As a beginner just checking out Sidgwick’s First Greek Writer, I was not a little surprised to learn that what I had said about Arabic in some earlier Textkit thread applied equally to Ancient Greek. I had written:
Different juxtapositions of DEFINITE and INDEFINITE nouns and adjectives create phrases OR sentences without using the verb ‘to be’, Newcomers take note: Arabic has no indefinite article (‘a/an’), while the definite article (‘the’) is ‘al’, which may be prefixed to noun or adjective.
kitaab kabeer (INDEF + INDEF: ‘book big’) = a big book
al-kitaab al-kabeer (DEF + DEF: ‘the-book the-big’) = the big book
al-kitaab kabeer (DEF + INDEF: ‘the-book big’) = the book (IS) big
Similarly, since a NAME is by definition DEFINITE:
Alexander al-kabeer (DEF + DEF) = Alexander the great; but …
Alexander kabeer (DEF + INDEF) = Alexander (is) great
I’m not sure about the inversion bit but otherwise this syntactical device seems nearly identical to the one employed by Arabic. Why should this be so? Why is Latin so completely different, using no articles at all? And why (or when) did modern European langages (including modern Greek) come to rely on both indefinite and definite articles?
By the way, how DO I say ’ a big book’ in ancient Greek?:oops:
I don’t know when it happened and I doubt it happened at the same time for different languages. Correct me if I’m wrong but Modern Greek uses the unaccented εἱς (one) as indefinite article. Dutch does the exact same thing. It likely was a slow process.
I would think it is; βίβλος μεγάλη (or μεγάλη βίβλος).
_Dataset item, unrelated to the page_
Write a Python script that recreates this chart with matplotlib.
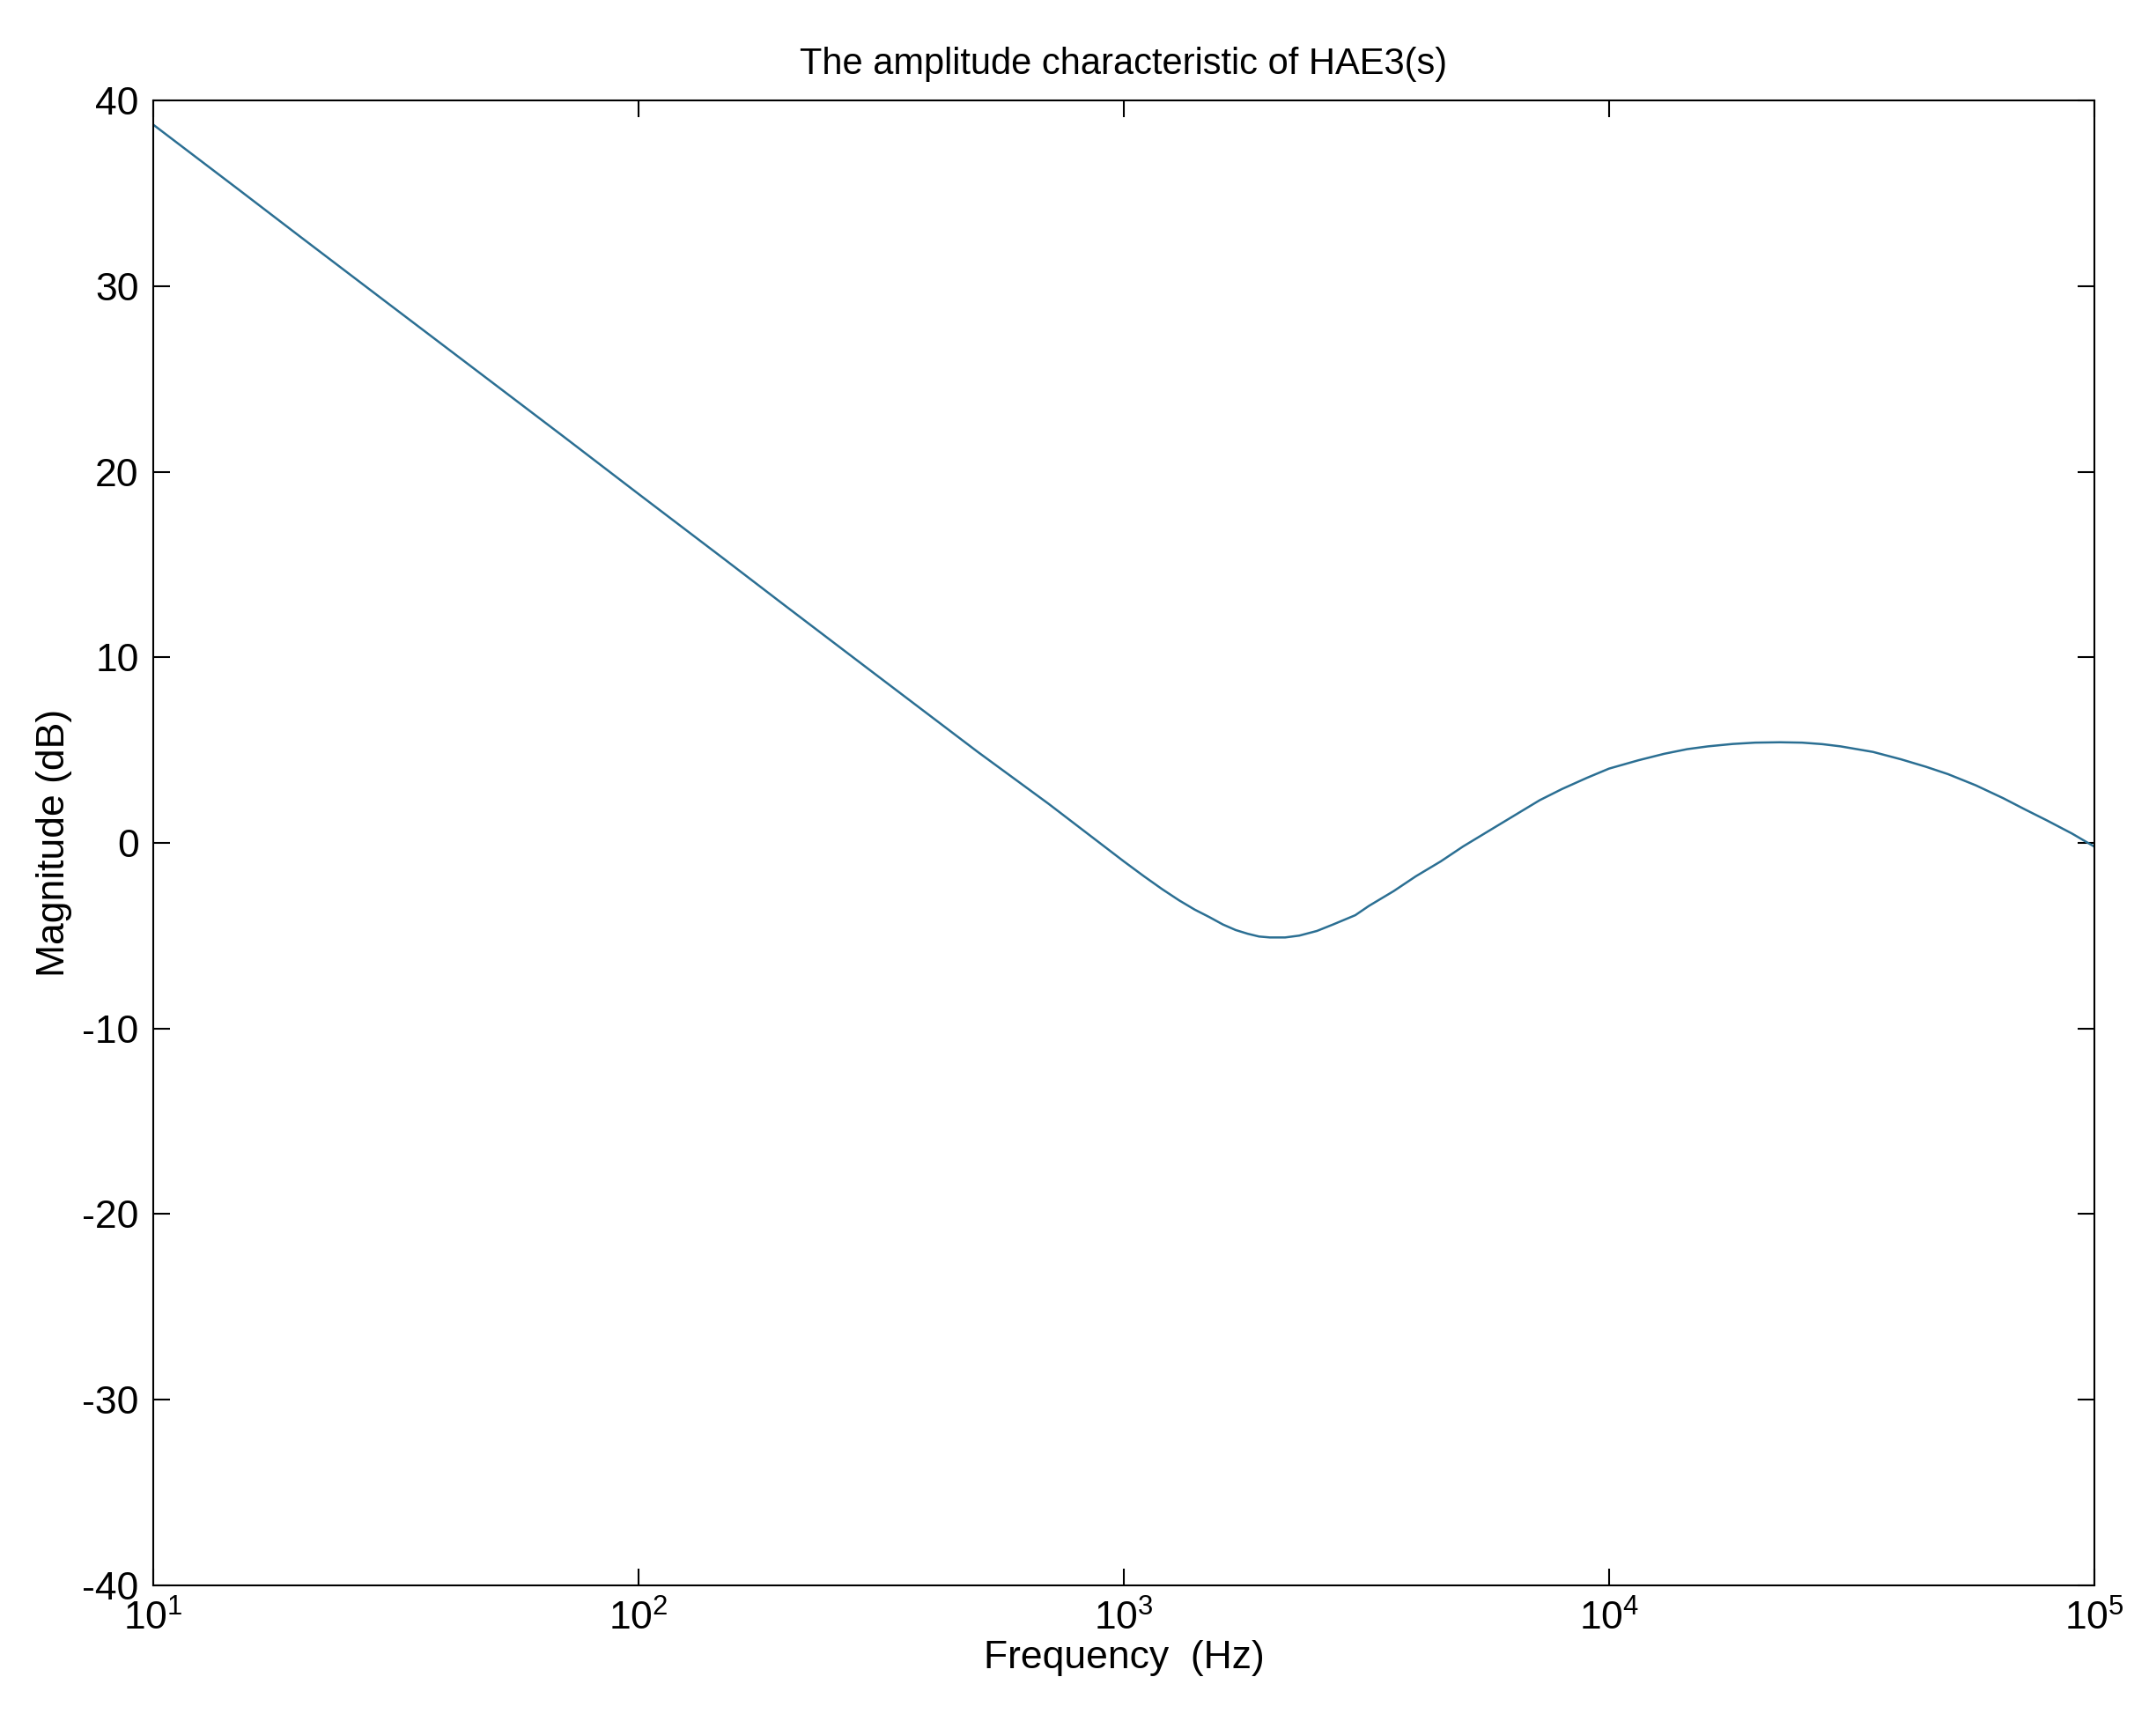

Without context this could mean “a book is big” as well.
The Verb To Be seems to have performed its Vanishing Act in many languages at various points along time’s curve.
As for the tricks the Definite Article seems fond of getting up to, well, I live among people who tack it onto the END of their nouns, so I shouldn’t be easily fazed, should I?
How beautifully simple Modern Greek is (interesting examples of Definite-Indefinite chemistry, by the way). Maybe in another life … Right now, the lure of Homer & Co. is too great. However, I do have a follow-up ‘straying-from-the-topic’ question: Some time ago I came across some beautifully illustrated Greek children’s books re-telling tales of ancient heroes like Perseus, Hercules, Jason, etc. My local Greek barman tells me the stories are written in a kind of formal Greek (Katharevousa?). Are children still exposed to this or are my books mere relics of a forgotten era?
Now I must work out how you people manage to produce Greek letters in Textkit scribblies.